Impacts of Cryogenic Cavitation and Flow Characteristics on Measurement Accuracy in Novel Double-Stage Perforated Plate Flowmeters

Abstract

The flow measurement of cryogenic fluids is frequently complicated by physical phenomena such as phase transition and cavitation, which can significantly impair measurement accuracy and system stability. Multi-stage perforated plate flowmeters have attracted increasing attention due to their potential for accurate flow measurement. However, most existing studies have focused on performance under non-cryogenic conditions, while the unique flow behavior exhibited by cryogenic fluids is often overlooked. In this study, a numerical approach is employed to investigate the flow characteristics of cryogenic fluids through double-stage perforated plate structures.
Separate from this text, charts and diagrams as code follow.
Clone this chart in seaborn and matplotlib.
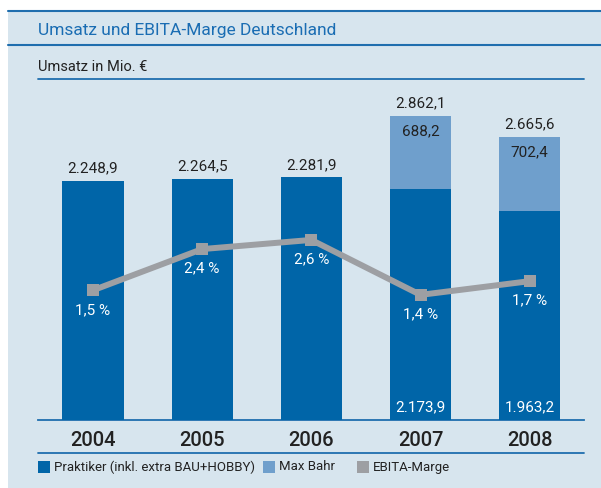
import numpy as np
import pandas as pd
import seaborn as sns
import matplotlib.pyplot as plt
from matplotlib.patches import Rectangle
from matplotlib.lines import Line2D

years = ["2004", "2005", "2006", "2007", "2008"]
praktiker = [2248.9, 2264.5, 2281.9, 2173.9, 1963.2]
max_bahr = [0.0, 0.0, 0.0, 688.2, 702.4]
ebita = [1.5, 2.4, 2.6, 1.4, 1.7]

total_labels = ["2.248,9", "2.264,5", "2.281,9", "2.862,1", "2.665,6"]
praktiker_labels = ["", "", "", "2.173,9", "1.963,2"]
max_bahr_labels = ["", "", "", "688,2", "702,4"]
ebita_labels = ["1,5 %", "2,4 %", "2,6 %", "1,4 %", "1,7 %"]

dark_blue = "#0065a8"
light_blue = "#6f9fcc"
grey = "#9d9fa3"
bg = "#d7e5ee"
line_blue = "#1f6eae"

sns.set_style("white")
plt.rcParams['font.family'] = ['Roboto', 'DejaVu Sans']

W, H = 601, 488
fig = plt.figure(figsize=(W / 100, H / 100), dpi=100)
fig.patch.set_facecolor("white")

def fx(px):
    return px / W

def fy(py):
    return 1 - py / H

# panel background and header lines
fig.patches.append(Rectangle((fx(8), 0), 1 - fx(8), fy(10), transform=fig.transFigure,
                             facecolor=bg, edgecolor="none", zorder=-5))
fig.lines.append(Line2D([fx(8), 1], [fy(11), fy(11)], transform=fig.transFigure, color=line_blue, lw=1.5))
fig.lines.append(Line2D([fx(8), 1], [fy(45), fy(45)], transform=fig.transFigure, color=line_blue, lw=1.5))
fig.lines.append(Line2D([fx(38), fx(584)], [fy(79), fy(79)], transform=fig.transFigure, color=line_blue, lw=1.3))
fig.lines.append(Line2D([fx(38), fx(584)], [fy(453), fy(453)], transform=fig.transFigure, color=line_blue, lw=1.3))

fig.text(fx(38), fy(30), "Umsatz und EBITA-Marge Deutschland", color="#1a6db3",
         fontsize=12.5, va="center", ha="left")
fig.text(fx(38), fy(67), "Umsatz in Mio. €", color="#222222", fontsize=10.5, va="center", ha="left")

# main axes: baseline at y=420 px, top at y=90 px
ax = fig.add_axes([fx(38), fy(420), fx(584) - fx(38), (420 - 90) / H])
ax.set_facecolor("none")

df = pd.DataFrame({"Jahr": years, "Praktiker": praktiker, "MaxBahr": max_bahr})
df["Gesamt"] = df["Praktiker"] + df["MaxBahr"]

sns.barplot(data=df, x="Jahr", y="Gesamt", color=light_blue, width=0.56,
            saturation=1, linewidth=0, edgecolor="none", ax=ax, zorder=2)
sns.barplot(data=df, x="Jahr", y="Praktiker", color=dark_blue, width=0.56,
            saturation=1, linewidth=0, edgecolor="none", ax=ax, zorder=3)

ax.set_xlim(-0.503, 4.497)
ax.set_ylim(0, 330 / 0.1063)
for s in ["top", "right", "left"]:
    ax.spines[s].set_visible(False)
ax.spines["bottom"].set_color(line_blue)
ax.spines["bottom"].set_linewidth(1.3)
ax.set_xlabel("")
ax.set_ylabel("")
ax.set_yticks([])
ax.tick_params(axis="x", length=0, pad=8, labelsize=14.5, labelcolor="#222222")
for t in ax.get_xticklabels():
    t.set_fontweight(500)

for i in range(len(years)):
    tot = df["Gesamt"][i]
    ax.annotate(total_labels[i], (i, tot), xytext=(0, 4), textcoords="offset points",
                ha="center", va="bottom", fontsize=11, color="#222222", zorder=5)
    if max_bahr_labels[i]:
        ax.annotate(max_bahr_labels[i], (i, tot), xytext=(0, -6), textcoords="offset points",
                    ha="center", va="top", fontsize=11, color="#222222", zorder=5)
    if praktiker_labels[i]:
        ax.annotate(praktiker_labels[i], (i, 0), xytext=(0, 4), textcoords="offset points",
                    ha="center", va="bottom", fontsize=11, color="white", zorder=5)

# EBITA margin on a secondary scale
ax2 = ax.twinx()
ax2.set_ylim(-61 / 45.8, (330 - 61) / 45.8)
ax2.set_axis_off()
sns.lineplot(x=np.arange(len(years)), y=ebita, color=grey, lw=4.3, marker="s",
             markersize=8.5, markeredgewidth=0, ax=ax2, zorder=4)
for i, v in enumerate(ebita):
    ax2.annotate(ebita_labels[i], (i, v), xytext=(0, -9), textcoords="offset points",
                 ha="center", va="top", fontsize=11, color="white")

# legend row
legend_items = [(38, dark_blue, "Praktiker (inkl. extra BAU+HOBBY)"),
                (263, light_blue, "Max Bahr"),
                (357, grey, "EBITA-Marge")]
for x0, c, lab in legend_items:
    fig.patches.append(Rectangle((fx(x0), fy(473)), fx(12), 12 / H, transform=fig.transFigure,
                                 facecolor=c, edgecolor="none"))
    fig.text(fx(x0 + 16), fy(467), lab, fontsize=9.5, color="#222222", va="center", ha="left")

fig.savefig("out.png", dpi=100, facecolor=fig.get_facecolor())
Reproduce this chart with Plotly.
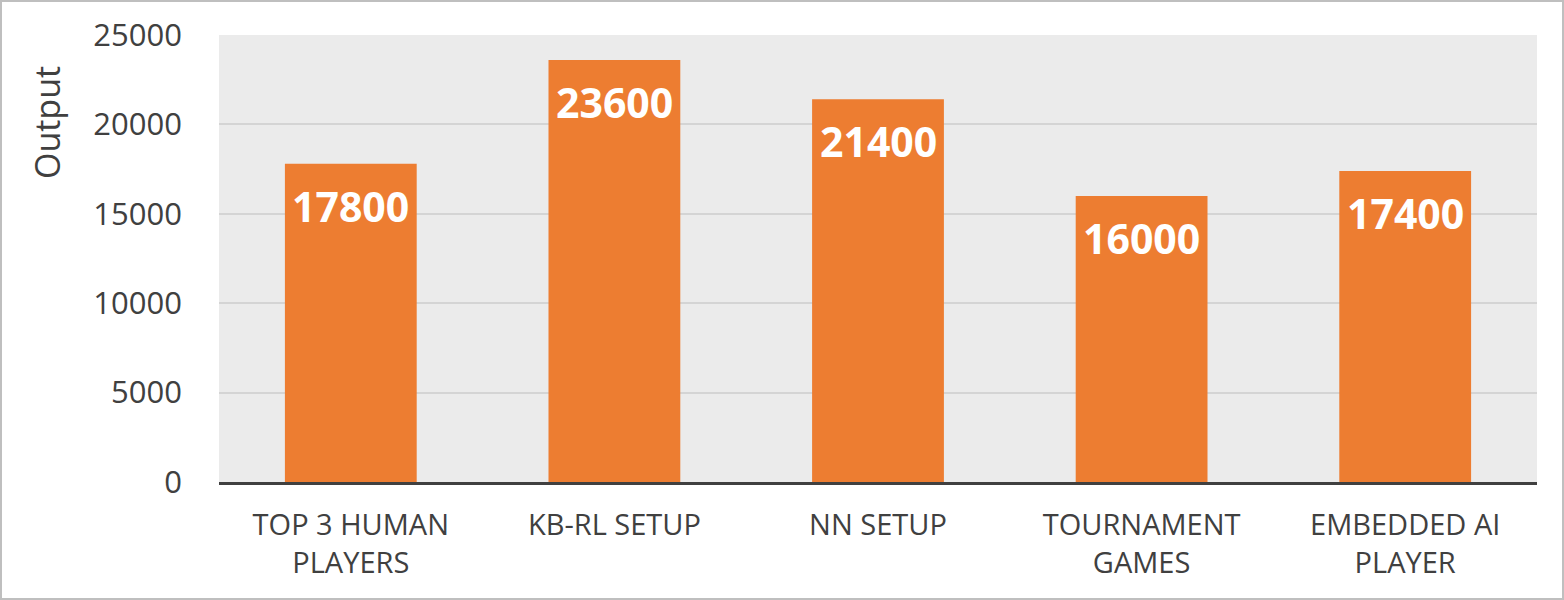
import plotly.graph_objects as go

categories = ["TOP 3 HUMAN<br>PLAYERS", "KB-RL SETUP", "NN SETUP", "TOURNAMENT<br>GAMES", "EMBEDDED AI<br>PLAYER"]
values = [17800, 23600, 21400, 16000, 17400]
y_ticks = [0, 5000, 10000, 15000, 20000, 25000]

FONT = "Open Sans, Noto Sans, sans-serif"

fig = go.Figure(go.Bar(
    x=categories, y=values,
    marker=dict(color="#ED7D31", line=dict(width=0)),
    hoverinfo="x+y",
))

# value labels inside the top of each bar
for c, v in zip(categories, values):
    fig.add_annotation(
        x=c, y=v, xref="x", yref="y", text=f"<b>{v}</b>", showarrow=False,
        yanchor="top", yshift=-12,
        font=dict(family=FONT, size=41, color="white"),
    )

fig.add_annotation(
    text="Output", xref="paper", yref="paper", x=-0.1305, y=0.803,
    textangle=-90, showarrow=False, xanchor="center", yanchor="middle",
    font=dict(family=FONT, size=34, color="#404040"),
)

fig.update_layout(
    width=1564, height=600,
    margin=dict(l=219, r=27, t=35, b=118),
    paper_bgcolor="white",
    plot_bgcolor="#ebebeb",
    bargap=0.5,
    showlegend=False,
    font=dict(family=FONT, color="#404040"),
    xaxis=dict(
        showgrid=False, showline=True, linecolor="#404040", linewidth=3,
        tickfont=dict(size=29, color="#404040"), ticks="",
        ticklabelstandoff=15,
    ),
    yaxis=dict(
        range=[0, 25000], tickvals=y_ticks, ticktext=[str(t) for t in y_ticks],
        showgrid=True, gridcolor="#d4d4d4", gridwidth=1.5, zeroline=False,
        tickfont=dict(size=31, color="#404040"), ticks="", ticklen=0,
        ticklabelstandoff=36,
    ),
    shapes=[dict(type="rect", xref="paper", yref="paper",
                 x0=-218/1318, x1=1+26/1318, y0=-117/447, y1=1+34/447,
                 line=dict(color="#bfbfbf", width=2))],
)

fig.write_html("out.html", config={"displayModeBar": False},
               post_script="document.body.style.margin='0';document.body.style.overflow='hidden';")
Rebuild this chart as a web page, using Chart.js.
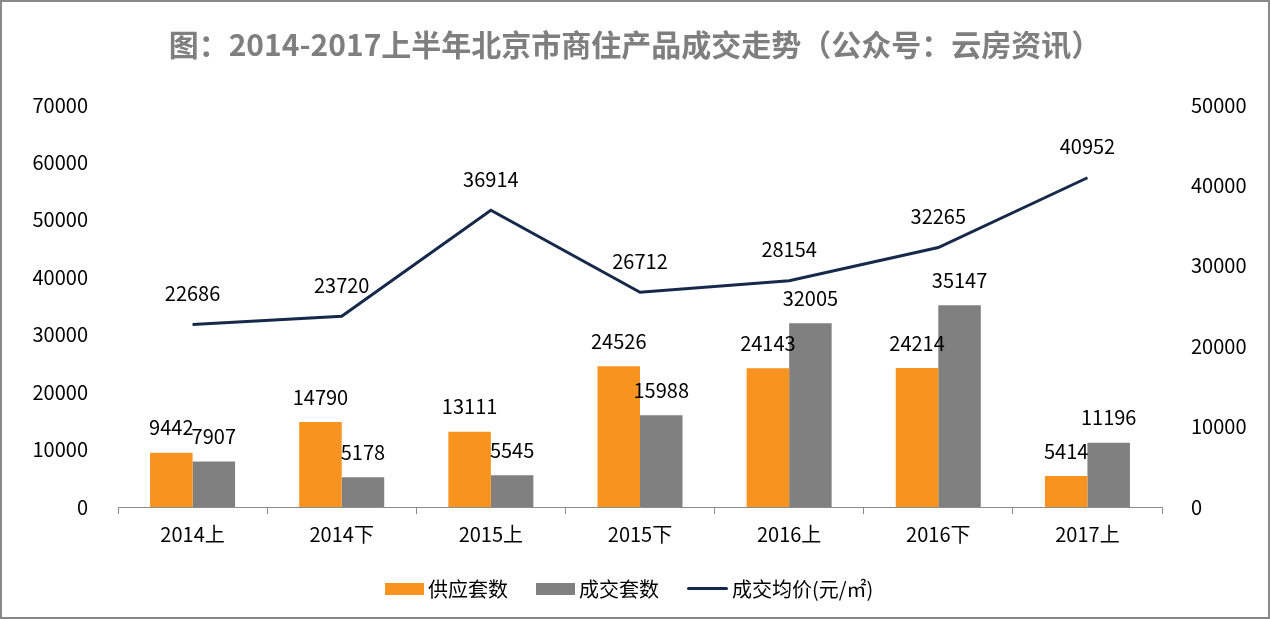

A systematic evaluation is conducted to assess the influence of various operating conditions and structural features on physical flow properties, key dimensionless measurement parameter configurations, and cavitation-induced thermal effects, including the pressure loss coefficient, discharge coefficient, and temperature drop coefficient. The results indicate that when the spacing between plates exceeds a certain threshold, the variations in these parameters tend to stabilize. Furthermore, a novel asymmetric double-stage perforated plate design is proposed. Compared to the symmetric structure, the pressure loss coefficient and discharge coefficient improved by 26.9% and 29.6%, respectively, while the temperature drop coefficient decreased by approximately 30.6%. This suggests that the asymmetric structure can enhance flow measurement accuracy and stability by trading off energy loss. These findings can reveal the underlying mechanisms by which plate geometry influences flow characteristics and measurement accuracy, thereby offering valuable theoretical guidance for the high-precision measurement of cryogenic fluids.